Meta Platforms Inc. today announced its latest big contribution to the Open Compute Project: Grand Teton, a new, next-generation platform for artificial intelligence at large scale.
Meta was famously one of the founding members of the OCP, which came into being way back in 2012. At the time it was focused mostly on creating standards for the interoperability of data center hardware such as servers and networking systems, but today its work is much more focused.
In a blog post, Meta said one of the greatest challenges it faces today is scaling up AI workloads, which have become increasingly more powerful and sophisticated and require a high-performance infrastructure to support them.
“How can we continue to facilitate and run the models that drive the experiences behind today’s innovative products and services?” Meta Vice President of Engineering Alexis Björlin asked. “And what will it take to enable the AI behind the innovative products and services of the future? As we move into the next computing platform, the metaverse, the need for new open innovations to power AI becomes even clearer.”
This is the logic behind Meta’s decision to contribute Grand Teton, its next-gen graphics processing unit-based hardware platform for AI, to the OCP. Announced at today’s OCP Global Summit in San Jose, California, Grand Teton is said to be the successor to Meta’s Zion-EX platform.
It comes with multiple performance enhancements such as four times as much host-to-GPU bandwidth, two times the compute and data network bandwidth, and two times as much power. It also features an integrated chassis, whereas Zion-EX was comprised of multiple independent subsystems.
Meta explained that Grand Teton is designed to better support memory-bandwidth-bound workloads at Meta, such as its open-source deep learning recommendation models. It’s also said to be optimized for compute-bound workloads such as content understanding.

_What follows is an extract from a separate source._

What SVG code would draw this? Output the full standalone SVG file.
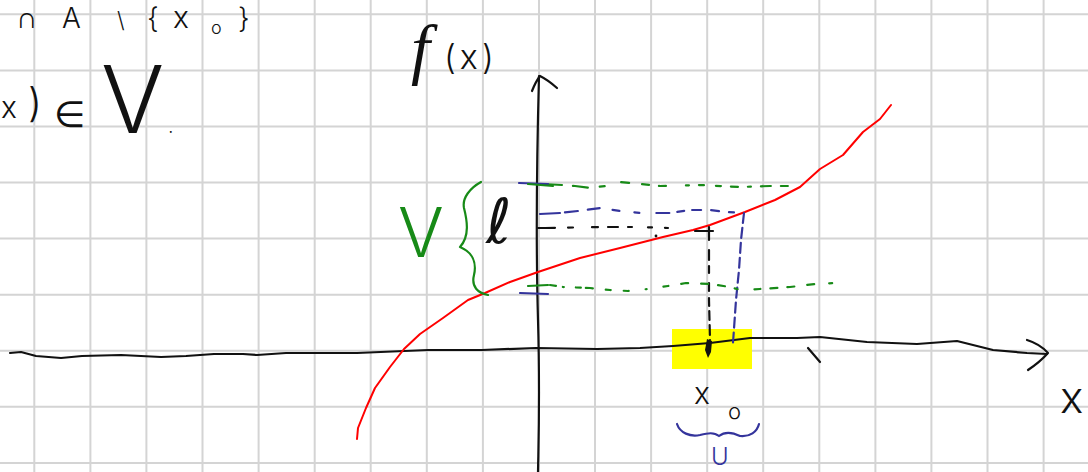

The integrated chassis design meanwhile makes Grand Teton easier to deploy, as it can be integrated with data center fleets much faster. It also has fewer potential points of failure, enabling greater scale with more reliability, Meta said.
Grand Teton was actually just one of several new contributions Meta has made to the OCP. Other announcements included Open Rack v3, the latest edition of Meta’s Open Rack hardware, designed with increased flexibility. Open Rack v3 comes with a frame and the power infrastructure to support multiple use cases, including Grand Teton.
In addition, Meta announced a next-generation storage architecture for AI infrastructure called Grand Canyon, featuring improved hardware security and future upgrades of key commodities. The platform is designed to support higher-density hard disk drives without performance degradation and improved power efficiency.
Meta explained the need for these innovations, saying that although it’s all-in on AI, the future of AI cannot be built by Meta alone. Rather, it said, AI development will only come from collaboration and the sharing of ideas and technologies such as the above, through organizations like the OCP.
“We’re eager to continue working together to build new tools and technologies to drive the future of AI,” Björlin said. “Whether it’s developing new approaches to AI today or radically rethinking hardware design and software for the future, we’re excited to see what the industry has in store next.”